Written task
For the material that follows, list every line containing the word "this".
[START OF Stored data]
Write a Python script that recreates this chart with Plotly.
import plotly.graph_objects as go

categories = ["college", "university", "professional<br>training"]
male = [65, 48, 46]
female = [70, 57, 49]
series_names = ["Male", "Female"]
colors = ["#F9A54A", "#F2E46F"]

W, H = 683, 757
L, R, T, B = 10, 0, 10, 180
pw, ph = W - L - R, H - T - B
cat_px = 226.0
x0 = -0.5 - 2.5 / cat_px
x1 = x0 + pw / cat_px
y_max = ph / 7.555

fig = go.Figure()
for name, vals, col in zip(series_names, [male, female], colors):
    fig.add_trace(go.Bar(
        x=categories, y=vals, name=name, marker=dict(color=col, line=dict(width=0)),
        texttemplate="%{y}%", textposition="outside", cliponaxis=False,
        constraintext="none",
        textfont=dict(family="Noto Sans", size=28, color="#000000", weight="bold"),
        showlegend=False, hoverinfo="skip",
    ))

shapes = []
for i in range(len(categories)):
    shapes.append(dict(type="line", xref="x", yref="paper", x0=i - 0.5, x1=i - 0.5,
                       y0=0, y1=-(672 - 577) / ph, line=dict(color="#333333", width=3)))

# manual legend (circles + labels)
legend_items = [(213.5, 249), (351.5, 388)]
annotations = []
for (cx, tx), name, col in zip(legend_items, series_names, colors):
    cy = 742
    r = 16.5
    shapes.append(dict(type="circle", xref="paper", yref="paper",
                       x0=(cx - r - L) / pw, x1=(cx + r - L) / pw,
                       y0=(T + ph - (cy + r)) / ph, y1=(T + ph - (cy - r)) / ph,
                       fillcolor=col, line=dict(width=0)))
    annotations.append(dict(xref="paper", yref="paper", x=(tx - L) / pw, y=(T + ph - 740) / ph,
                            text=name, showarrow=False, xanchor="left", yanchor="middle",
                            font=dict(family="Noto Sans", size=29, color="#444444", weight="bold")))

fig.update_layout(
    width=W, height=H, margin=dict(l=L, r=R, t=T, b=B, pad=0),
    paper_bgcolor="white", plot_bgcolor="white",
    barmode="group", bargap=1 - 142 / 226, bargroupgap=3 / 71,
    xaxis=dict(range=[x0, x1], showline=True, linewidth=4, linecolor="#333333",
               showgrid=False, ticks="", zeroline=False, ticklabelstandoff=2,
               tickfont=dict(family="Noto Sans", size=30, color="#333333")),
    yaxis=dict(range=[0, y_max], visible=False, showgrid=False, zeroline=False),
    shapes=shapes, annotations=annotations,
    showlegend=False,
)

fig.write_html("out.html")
[END OF Stored data]
[START OF Stored data]
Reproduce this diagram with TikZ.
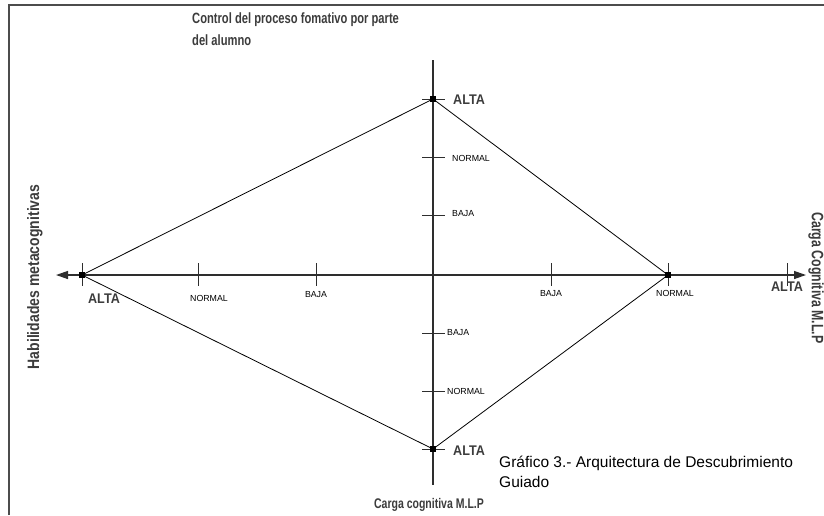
[END OF Stored data]
[START OF Stored data]
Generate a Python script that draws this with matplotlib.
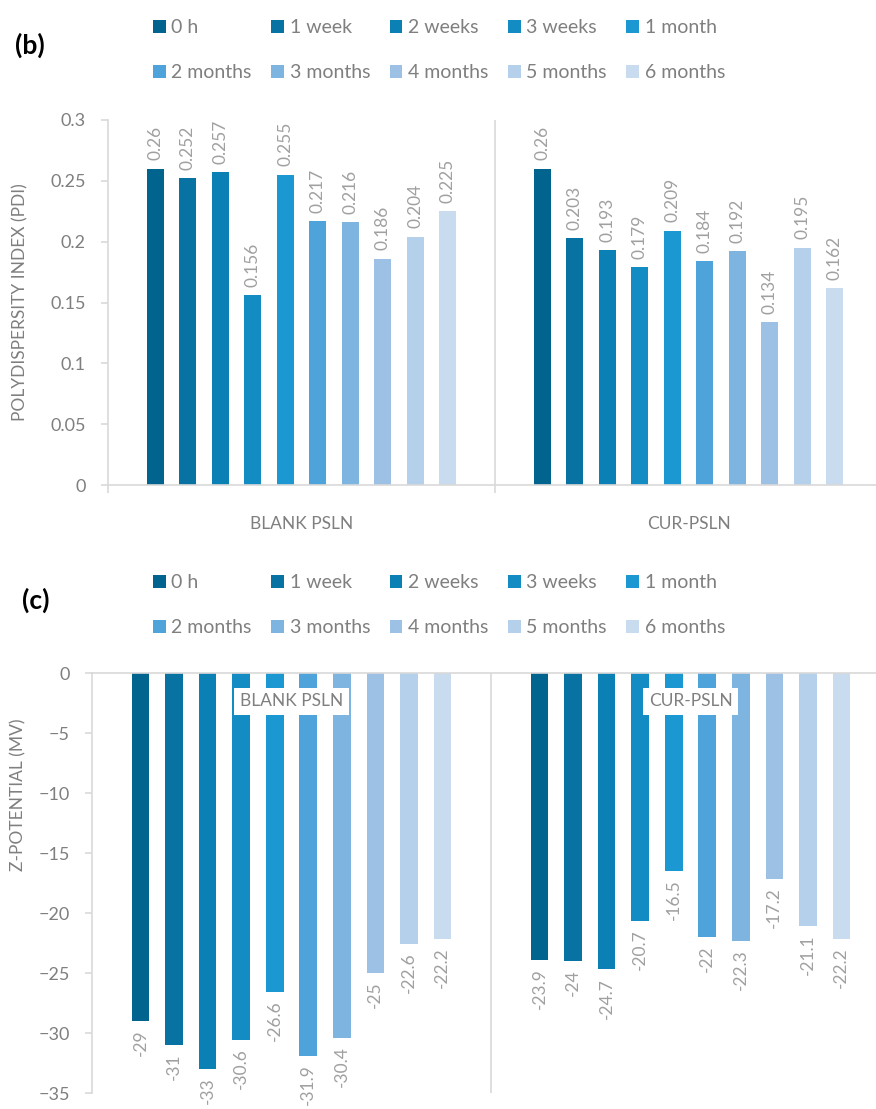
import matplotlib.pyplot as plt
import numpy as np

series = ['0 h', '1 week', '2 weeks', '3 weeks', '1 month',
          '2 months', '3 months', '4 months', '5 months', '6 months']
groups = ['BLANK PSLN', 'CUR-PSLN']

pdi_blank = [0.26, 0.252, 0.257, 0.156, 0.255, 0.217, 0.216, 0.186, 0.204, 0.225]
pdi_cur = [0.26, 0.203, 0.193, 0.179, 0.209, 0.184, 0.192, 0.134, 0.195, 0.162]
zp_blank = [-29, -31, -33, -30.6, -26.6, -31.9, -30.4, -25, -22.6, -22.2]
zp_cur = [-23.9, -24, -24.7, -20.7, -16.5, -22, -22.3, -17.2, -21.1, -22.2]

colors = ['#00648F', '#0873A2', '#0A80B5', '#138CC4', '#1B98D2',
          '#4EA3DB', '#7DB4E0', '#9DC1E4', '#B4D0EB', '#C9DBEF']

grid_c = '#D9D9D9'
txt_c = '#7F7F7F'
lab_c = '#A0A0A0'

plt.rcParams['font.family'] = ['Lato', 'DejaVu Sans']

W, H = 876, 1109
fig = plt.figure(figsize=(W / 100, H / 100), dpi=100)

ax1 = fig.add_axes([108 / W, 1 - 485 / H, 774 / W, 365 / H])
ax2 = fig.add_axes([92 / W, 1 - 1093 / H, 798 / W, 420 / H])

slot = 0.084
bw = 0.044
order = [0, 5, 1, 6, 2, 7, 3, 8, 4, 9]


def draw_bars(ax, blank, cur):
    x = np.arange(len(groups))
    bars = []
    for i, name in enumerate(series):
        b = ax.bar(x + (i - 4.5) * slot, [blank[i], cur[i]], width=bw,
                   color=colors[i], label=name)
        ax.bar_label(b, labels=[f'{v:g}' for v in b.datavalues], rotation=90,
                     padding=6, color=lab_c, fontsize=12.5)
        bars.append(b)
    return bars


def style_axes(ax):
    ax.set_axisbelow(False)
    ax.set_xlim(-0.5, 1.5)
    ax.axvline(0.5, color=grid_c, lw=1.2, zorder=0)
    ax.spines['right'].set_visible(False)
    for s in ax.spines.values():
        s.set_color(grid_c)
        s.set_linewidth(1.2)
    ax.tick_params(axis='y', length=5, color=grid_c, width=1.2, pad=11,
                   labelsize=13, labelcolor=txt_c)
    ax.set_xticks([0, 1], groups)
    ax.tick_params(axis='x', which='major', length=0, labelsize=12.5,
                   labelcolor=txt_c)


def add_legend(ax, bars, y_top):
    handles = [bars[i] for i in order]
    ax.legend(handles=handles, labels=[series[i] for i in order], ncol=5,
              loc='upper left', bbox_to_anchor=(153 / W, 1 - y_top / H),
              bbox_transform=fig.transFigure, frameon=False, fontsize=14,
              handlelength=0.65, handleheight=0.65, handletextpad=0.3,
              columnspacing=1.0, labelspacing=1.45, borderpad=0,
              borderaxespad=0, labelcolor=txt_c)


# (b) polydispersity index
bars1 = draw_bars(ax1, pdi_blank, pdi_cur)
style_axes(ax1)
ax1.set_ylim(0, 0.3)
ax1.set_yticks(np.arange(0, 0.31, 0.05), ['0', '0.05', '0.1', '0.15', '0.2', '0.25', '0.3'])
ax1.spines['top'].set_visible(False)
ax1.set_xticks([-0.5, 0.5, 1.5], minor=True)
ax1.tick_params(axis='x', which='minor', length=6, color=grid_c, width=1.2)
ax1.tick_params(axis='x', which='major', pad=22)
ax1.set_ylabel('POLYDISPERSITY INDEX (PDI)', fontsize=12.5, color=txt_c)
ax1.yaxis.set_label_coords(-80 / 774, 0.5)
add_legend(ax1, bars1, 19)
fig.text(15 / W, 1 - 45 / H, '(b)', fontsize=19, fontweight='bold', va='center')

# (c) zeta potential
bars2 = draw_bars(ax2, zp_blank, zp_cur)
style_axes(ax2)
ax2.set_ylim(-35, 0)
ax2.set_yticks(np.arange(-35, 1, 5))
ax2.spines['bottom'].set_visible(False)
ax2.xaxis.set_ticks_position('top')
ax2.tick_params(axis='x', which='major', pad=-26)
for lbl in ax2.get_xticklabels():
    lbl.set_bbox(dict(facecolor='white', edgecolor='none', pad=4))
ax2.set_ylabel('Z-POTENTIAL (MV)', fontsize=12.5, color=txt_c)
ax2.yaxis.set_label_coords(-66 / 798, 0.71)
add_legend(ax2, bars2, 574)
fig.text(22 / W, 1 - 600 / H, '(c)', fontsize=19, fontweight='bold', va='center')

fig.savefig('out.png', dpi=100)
[END OF Stored data]
Answer
Write a Python script that recreates this chart with Plotly.
Reproduce this diagram with TikZ.
Generate a Python script that draws this with matplotlib.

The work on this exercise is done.